Statistical Consistency: The Results Agree

Despite the 983× difference in sample size, both versions arrived at the same statistical conclusion. Both identified pocket aces (the ace of one suit paired with the ace of another) as the highest win-rate starting hand:

Version Samples Best hand Win rate
Java (MacBook Pro) 1M hands ClubA + DiamondA (pocket aces) 46.62%
GPU (Jetson) 983M hands SpadeA + DiamondA (pocket aces) 41.77%
The GPU's lower win percentage for the same hand type reflects better statistical accuracy. With nearly a billion samples, the Monte Carlo estimate converges toward the true mathematical probability, smoothing out the lucky-run variance that inflates the Java result at just 1 million samples. This is the law of large numbers at work.

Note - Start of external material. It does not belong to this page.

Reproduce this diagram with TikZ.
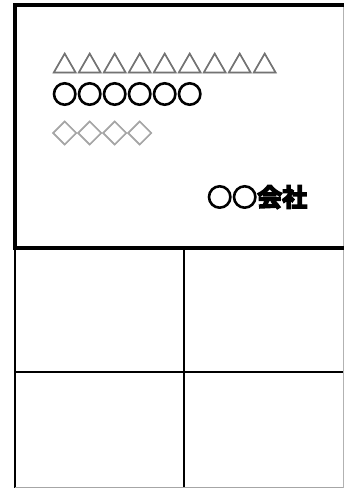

What This Means for Your Projects

Monte Carlo simulation is not just a poker trick. The same embarrassingly parallel pattern appears across science and industry:

Any domain where you need to run the same independent computation millions of times is a candidate for this kind of GPU acceleration. And increasingly, that GPU does not need to live in a rack in a data center — it can live at the edge, embedded in the device doing the work, consuming single-digit watts.


~50,000×

A $249 Jetson Orin Nano running a CUDA kernel outran an 11-thread Java program on a premium laptop by a factor of roughly 50,000 on a real Monte Carlo workload.

That number deserves to sit with you for a moment. It is not a benchmark artifact or a cherry-picked microbenchmark. It is the direct result of architectural choices: massive parallelism (65,536 threads vs 11), zero inter-thread contention, pure integer arithmetic, and hardware built from the ground up to do many simple things at the same time.

If your application involves any kind of parallel simulation, search, or sampling loop — and if speed or energy efficiency matters — the question is no longer whether GPU acceleration helps. The question is why you haven't already reached for it.